主张太平天国政权有“两重性”的同志,如倪正太的《也论太平天国政权性质问题》(载今年第一期《群众论丛》)文章认为,判断一个政权的性质,不在于它有没有改变原来的经济基础和是否取得经济上的统治地位,也不在于它的形式以及它的组成人员的阶级出身,而在于这个政权具体表现为它代表那个阶级的利益和为那个阶级服务。从哪些人掌握了太平天国政权的领导权、太平军的职能、社会各阶级在政权中的地位和太平天国的对外政策等方面来看,它同封建国家有着本质的区别。当然,由于农民不代表新的生产力、生产关系和阶级力量,他们除了封建秩序的模式以外,不可能有新的模式,封建化是农民政权的必然归宿。

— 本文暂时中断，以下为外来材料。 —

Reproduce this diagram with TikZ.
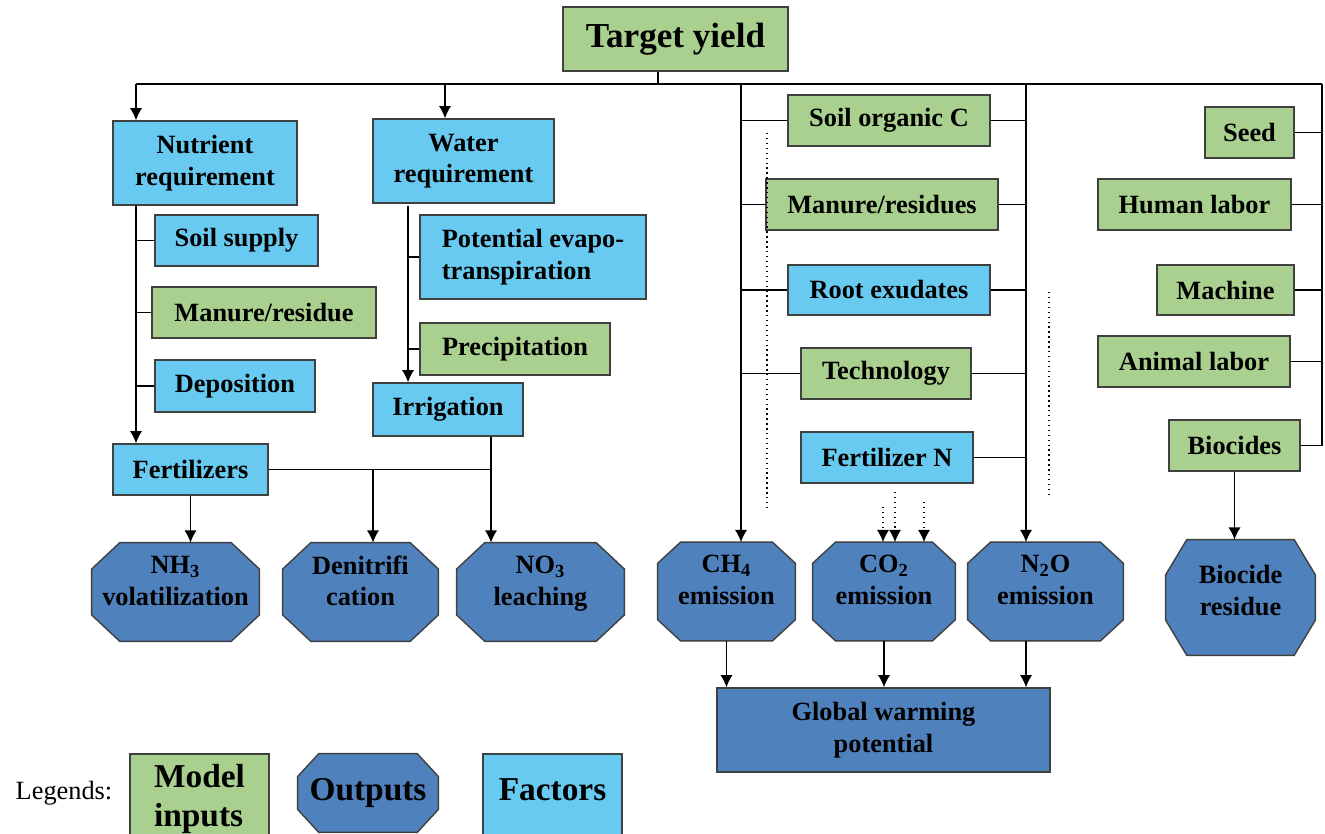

方之光在《太平天国政权性质试探》(载今年第一期《南京大学学报》)一文中认为,太平天国是一个既具有农民自发的反封建革命的性质,又具有严重封建性的政权,不赞成那种认为“农民可以在封建社会建立一种非封建性的政权”的观点,也不赞成笼统地把太平天国说成是纯封建性的政权的看法。
主张太平天国政权是农民政权的同志,如张革非、陈贵宗在《也谈太平天国政权性质问题》
(载今年第一期《北方论丛》)一文中认为,评价一个政权的性质时,必须弄清楚这个政权到底掌握在哪个阶级手里,体现了哪个阶级的利益和意志。在经济方面,太平天国的革命实践,实现了历史上农民起义“杀富济贫”的口号。在太平天国区域内,封建的剥削关系并没有原封不动地保存下来,而是发生了有利于农民的变化。小农经济就是太平天国政权的经济基础,不能认为农民政权是“空中楼阁”。在政治方面,太平天国的最高领导权始终掌握在农民革命领袖手中,而不是掌握在新的封建主手里。直到天京陷落,太平军始终没有改变反对清朝封建统治的基本方向。苏双碧的《论太平天国政权性质的转化问题》(载今年第二期《北方论丛》)的文章在分析太平天国政权时,附带分析了“照旧交粮纳税”这一长期有争论的问题。他认为,在天京政权的前期,推行“照旧交粮纳税”政策,是“为了解决革命战争和人民生活的需要”,是“有利于农民的政策”。因此,前期的太平天国政权“主要是农民政权,是维护农民阶级利益的。”